Home. It’s a complicated place.

Knowingly or unknowingly we carry with us the patterns we learn there: kindness, cruelty, devotion, violence. We often orbit our ideas of home like a moon – neither part of nor separate from. Homes are places that we move toward and run from.

Maria Torres at Ayya Anandabodhi and Ayya Santacitta's bhikkhuni ordination at Spirit Rock in 2011
Maria at Ayya Anandabodhi and Ayya Santacitta’s bhikkhuni ordination at Spirit Rock in 2011

Born in Brazil in a traditional Catholic family, Oakland psychotherapist Maria Torres knows this well. She has been an intimate observer of homes for many years. She works at UCSF in a clinical research program, working with preschoolers who have experienced domestic or community violence, separation or death from a primary caregiver and other forms of trauma. The intake process is detailed and graphic – it’s essential to understand what the child heard or saw – but bearing witness to the abuse, neglect and violence day after day, even vicariously, is traumatizing. Her daily meditation practice and her work with the nuns of Aloka Vihara have saved her. “I’d have totally burned out if I didn’t have that support,” she gently sighs.

Maria learned Transcendental Meditation as a young adult, using the technique to relieve stress but she hungered for more of a spiritual practice. She learned of S.N. Goenka’s teaching through the documentary Doing Time, Doing Vipassana and quickly signed up for her first 10-day silent retreat in North Fork, CA.

“I was practicing Vipassana for 10 years when I met the nuns,” she recalls. “I would do my 10 days and come back each time with a lot of enthusiasm, but I really missed having a sangha.” She is deeply grateful to Goenkaji for introducing her to Dhamma and the power of a daily practice and she thirsted for more guidance and knowledge from an accessible teacher and the support of a sangha.

She attended her first supporters’ meeting for the Aloka Vihara nuns in September 2009 in San Francisco and found her interest kindled. When the nuns moved permanently to the Bay Area that December, Maria was among those who instantly found in them a home. “There was a community and a place with a dhamma talk every week, a tea where I could go and listen and ask questions. It was wonderful – warm and welcoming.”

She was drawn to the feminine energy the nuns brought – warm, soft and down to earth. “It felt very humane,” she recounts. “They didn’t put on airs about being above others. They were so connected to all of us who were there and I so appreciated their humor. It really allowed me to translate the practice into my daily life.”

The weekly talks were sometimes opportunities to explore difficulties at work and how to skillfully deal with them. At times, the intake stories would come back to her as intrusive thoughts. Initially she tried to block them, but Ayya Santacitta suggested that she instead give them space to see what happens. Her first reaction was “you have no idea how horrible the things I hear are,” but she accepted the instruction and practiced turning her attention to the sensations in her body when these thoughts arose. This simple return to breath allowed her to open her heart and make space within for the passing of the suffering of others that she felt vicariously.

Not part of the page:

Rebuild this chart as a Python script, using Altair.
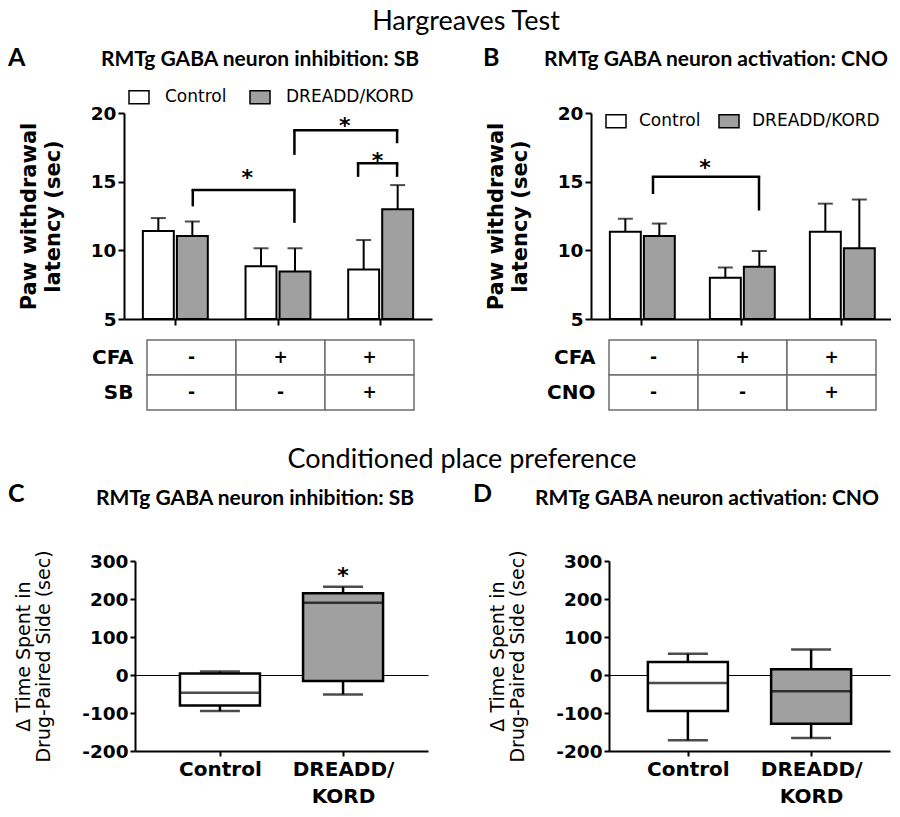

With the nuns’ move to Placerville, CA she misses the community of the sangha, but she maintains her daily practice and meets with the nuns as often as possible – when they travel to San Francisco or when she can make the 2 ½ hour drive north to their new monastery.

Maria is on the eve of a big transition. She turned 65 in 2016 and is planning to retire. While her heart calls her to be a part of the monastic community, she decided to return to Brazil for a time to be with her parents while they are still on this earth. She also feels the pull of family here in the US.

“It’s such a joy to be a grandmother. My daughter lives here in San Francisco and my granddaughter, Maeve is almost 7. And my grandson, Emmet is 5 and lives with his family in Austin, Texas. But my mother seems so frail. She is 87 and my father is 91. My mother raised 6 kids and she did so much for us. I consider it a big honor to help her, to make the quality of her days a little better,” she explains.

Eventually she expects to return to the US, hopefully somewhere near Placerville so that she can be closer to the nuns. “In the beginning I had no idea how to behave around them. I didn’t know the monastic etiquette but my friendship with them has developed. Now, 6 years later, they feel like good friends. I want to live near these nuns, to have as much contact with them as I can to continue my practice, learn and support them.”

She deeply admires their bravery and their contribution to bringing new life to the Bhikkhuni order. She worries that many Westerners have difficulty understanding people who don’t work for pay and live on alms. “My wish is to convey how much goodness they bring—not only on a personal level but with what is going on in the world, such as climate change. And being a Latina lesbian myself and a person of color, I really appreciate their addressing issues of race and gender in their teaching.”

Maria knows that many of the changes she went through here in the US were difficult for her mother, who is a deeply devoted Catholic. But they share a love of women who commit to a spiritual life. “I grew up Catholic, went to Catholic schools my whole life and nuns have always had a special place in my heart, Maybe there’s a positive transference there. “

It’s a conversation Maria and her mother may have when they are again together in that complicated place called home.